At least 11 times, an amount of Rs 1 crore had been encashed, with the highest amount encashed prematurely being over Rs 6 crore from the Bank of Baroda. “The university has been presenting surplus budget year after year but the withdrawals point out an acute financial crisis. This in turn indicates lack of planning on the part of the V-C,” said Galgali, who has now written to the Governor on the subject. Vice-Chancellor Sanjay Deshmukh remained unavailable for comment.

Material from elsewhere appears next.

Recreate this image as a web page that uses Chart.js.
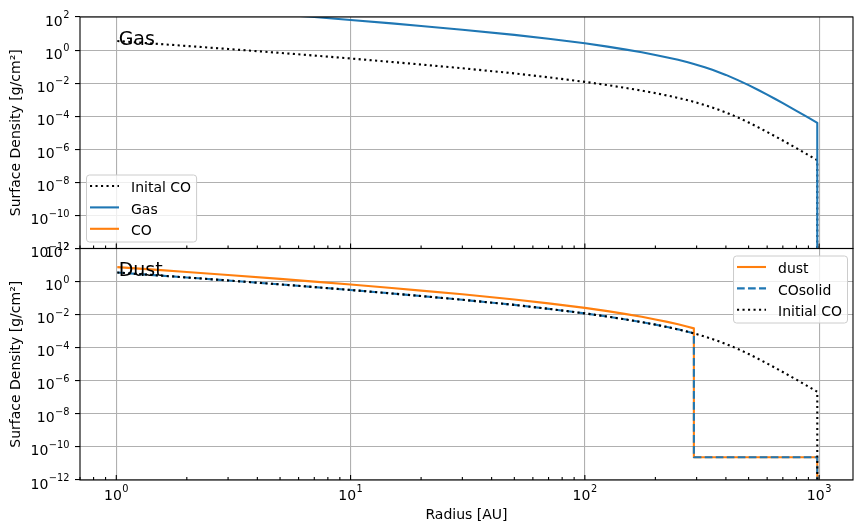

Registrar M A Khan said that as part of financial planning, the university keeps its reserve funds in fixed deposits that might be dipped into when there is requirement. “We are receiving only 75 per cent advance payment for over 1,000 employees. Since April 1, we have not received any payment from the government towards the salary of these employees. The monthly salary expenses of the university is Rs 6 to 7 crore for the over 2,500 employees,” said Khan. He added that pension of many former employees had become a liability for the university. Khan said that seven major construction works were nearing completion and those demanded payment from the university.

With several of the university’s systems transitioning to an online model to bring more transparency, more funds were needed, he said. “These issues demand more money hence time to time, the expenses are made following the due process,” Khan said.